Amble in the horse

The so-called "easy" gaits are generally four-beat and derived from the walk, but are faster, with support alternately on one and two legs, instead of two and three. Some horses amble with fairly even spacing between footfalls, and the horse illustrated below appears from the number of frames at each stride to be close to this. Footfall sequence is right hind, right front, left hind, left front. I believe all of the easy gaits - amble, running walk, foxtrot, rack, tolt, paso fino, etc. - have this same footfall sequence. However, some are evenly spaced and some verge more toward a pace (right hind followed immediately by right front, pause, left hind followed immediately by left front) while I think others lean more toward a trot (right front followed immediately by left rear, pause, left front followed immediately by right rear.) Differences also occur in the degree of collection, which affects the weight distribution between the front and the rear. Although the easy gaits are more comfortable to the rider than a sitting trot, and hence were gratly favored by riders from the Romans down to colonial Americans, I have to say that I found a tolt a good deal less comfortable than a posting trot. The easy gaits also create problems in riding with other horses, as their speed generally falls between a walk and a trot.

Many of the breeds which are capable of the easy gaits are natural pacers when moved at a trotting speed. They generally need some training to do the easy gaits rather than moving out at a pace.

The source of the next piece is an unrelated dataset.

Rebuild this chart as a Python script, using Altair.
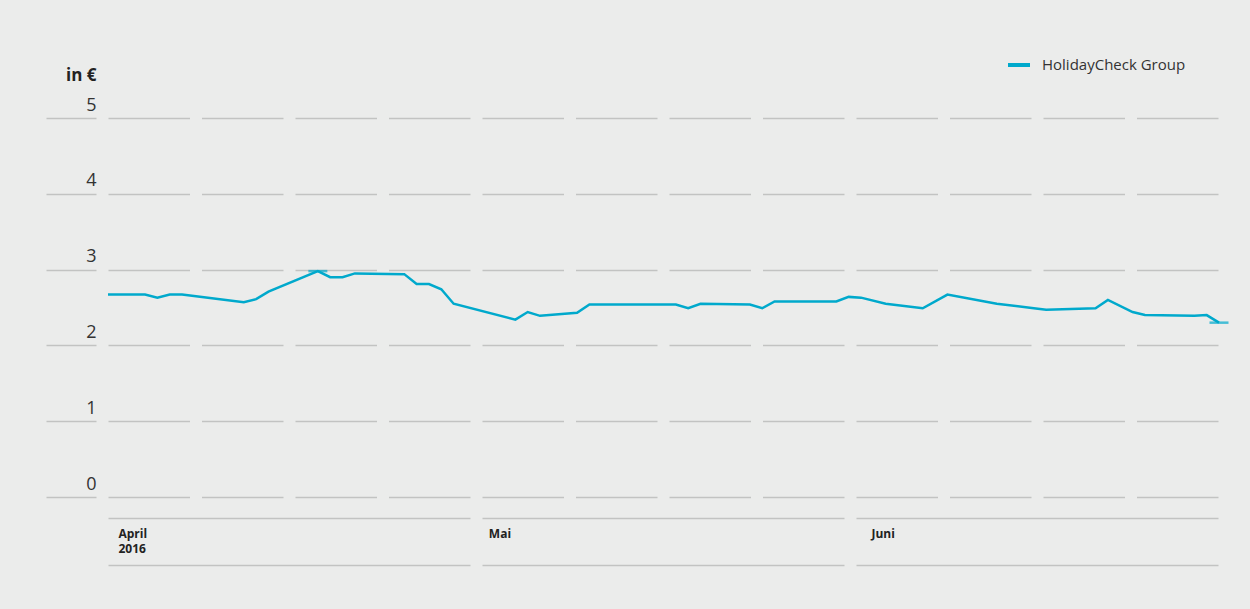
import altair as alt
import pandas as pd

# ---- data ----
series = ["HolidayCheck Group"]
dates = ["2016-04-01", "2016-04-04", "2016-04-05", "2016-04-06", "2016-04-07",
         "2016-04-12", "2016-04-13", "2016-04-14", "2016-04-18", "2016-04-19",
         "2016-04-20", "2016-04-21", "2016-04-25", "2016-04-26", "2016-04-27",
         "2016-04-28", "2016-04-29", "2016-05-04", "2016-05-05", "2016-05-06",
         "2016-05-09", "2016-05-10", "2016-05-17", "2016-05-18", "2016-05-19",
         "2016-05-23", "2016-05-24", "2016-05-25", "2016-05-30", "2016-05-31",
         "2016-06-01", "2016-06-03", "2016-06-06", "2016-06-08", "2016-06-12",
         "2016-06-15", "2016-06-16", "2016-06-20", "2016-06-21", "2016-06-23",
         "2016-06-24", "2016-06-28", "2016-06-29", "2016-06-30"]
prices = [2.67, 2.67, 2.63, 2.67, 2.67,
          2.57, 2.61, 2.71, 2.98, 2.90,
          2.90, 2.95, 2.94, 2.81, 2.81,
          2.74, 2.55, 2.34, 2.44, 2.39,
          2.43, 2.54, 2.54, 2.49, 2.55,
          2.54, 2.49, 2.58, 2.58, 2.64,
          2.63, 2.55, 2.49, 2.67, 2.55,
          2.49, 2.47, 2.49, 2.60, 2.44,
          2.40, 2.39, 2.40, 2.30]
y_ticks = [0, 1, 2, 3, 4, 5]
month_starts = [(2016, 4, 1), (2016, 5, 1), (2016, 6, 1)]
x_domain = [(2016, 4, 1), (2016, 6, 30)]

df = pd.DataFrame({"date": dates, "price": prices, "series": series[0]})
extremes = df.loc[[df["price"].idxmax(), df["price"].idxmin()]]

LINE = "#00a9cc"
GRID = "#c2c3c2"
BG = "#ebeceb"
FONT = "Open Sans"


def dt(t):
    return alt.DateTime(year=t[0], month=t[1], date=t[2], utc=True)


xscale = alt.Scale(type="utc", domain=[dt(t) for t in x_domain], nice=False)
yscale = alt.Scale(domain=[0, 5], nice=False)

yaxis = alt.Axis(
    values=y_ticks, grid=True, gridColor=GRID, gridWidth=1.5, gridDash=[81.5, 12],
    domain=False, ticks=True, tickSize=50, tickColor=GRID, tickWidth=1.5, offset=12,
    labelPadding=-50, labelAlign="right", labelBaseline="alphabetic", labelOffset=-8,
    labelFontSize=18, labelColor="#333333", labelFont=FONT,
    title="in €", titleAngle=0, titleAlign="right", titleX=0, titleY=-38,
    titleBaseline="alphabetic", titleFontSize=17, titleFontWeight="bold",
    titleColor="#222222", titleFont=FONT,
)

xaxis_top = alt.Axis(
    orient="bottom", offset=21, values=[dt(t) for t in month_starts],
    grid=False, ticks=False, domain=True, domainColor=GRID, domainWidth=1.5,
    domainDash=[362, 12],
    labelExpr="utcmonth(datum.value)==3 ? ['April','2016'] : (utcmonth(datum.value)==4 ? 'Mai' : 'Juni')",
    labelAlign="left", labelBaseline="top", labelOffset=10, labelPadding=10,
    labelFontSize=12, labelFontWeight="bold", labelColor="#222222", labelFont=FONT,
    labelLineHeight=15, labelFlush=False, labelOverlap=False, labelBound=False,
    title=None,
)

xaxis_bottom = alt.Axis(
    orient="bottom", offset=68, values=[dt(t) for t in month_starts],
    grid=False, ticks=False, labels=False, domain=True, domainColor=GRID,
    domainWidth=1.5, domainDash=[362, 12], title=None,
)

line = alt.Chart(df).mark_line(strokeWidth=2.5).encode(
    x=alt.X("date:T", scale=xscale, axis=xaxis_top),
    y=alt.Y("price:Q", scale=yscale, axis=yaxis),
    color=alt.Color(
        "series:N",
        scale=alt.Scale(domain=series, range=[LINE]),
        legend=alt.Legend(
            orient="none", legendX=898, legendY=-66, title=None,
            symbolType="stroke", symbolStrokeWidth=4, symbolSize=484,
            labelFontSize=15, labelFont=FONT, labelColor="#333333",
            labelOffset=10, padding=0,
        ),
    ),
)

marks = alt.Chart(extremes).mark_tick(
    orient="horizontal", size=19, thickness=2.5, color=LINE
).encode(
    x=alt.X("date:T", scale=xscale, axis=xaxis_bottom),
    y=alt.Y("price:Q", scale=yscale, axis=yaxis),
)

chart = (
    alt.layer(line, marks)
    .resolve_axis(x="independent")
    .properties(
        width=1111, height=379,
        autosize=alt.AutoSizeParams(type="none"),
        padding={"left": 108, "top": 118, "right": 31, "bottom": 112},
        background=BG,
        view=alt.ViewBackground(stroke="transparent", strokeWidth=0),
    )
    .configure_view(stroke="transparent", strokeWidth=0)
    .configure(font=FONT)
)

chart.save("out.html", embed_options={"renderer": "svg", "actions": False})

The photographs shown were filled in because the horse did not contrast adequately with the background. There are small dots next to the right feet.

Left: 2-leg support, right hind and left fore. Center: 1-leg support, weight on right hind. Right: weight on right hind, right fore about to touch down.

Left: 2-leg support, right lateral. Center and right, weight primarily on right fore. Note that the lack of flexion of the rear pasterns indicates that neither rear leg is carrying significant weight. Right photo shows transition to 2-leg diagonal support phase

Left: transition to 1-leg support, with weight on the left rear. Center and right: Lateral 2-leg support. The two left legs are carrying the weight.

Left: 1-leg support, left front carrying the weight. Right: diagonal 2-leg support, with right hind and left fore carrying the weight.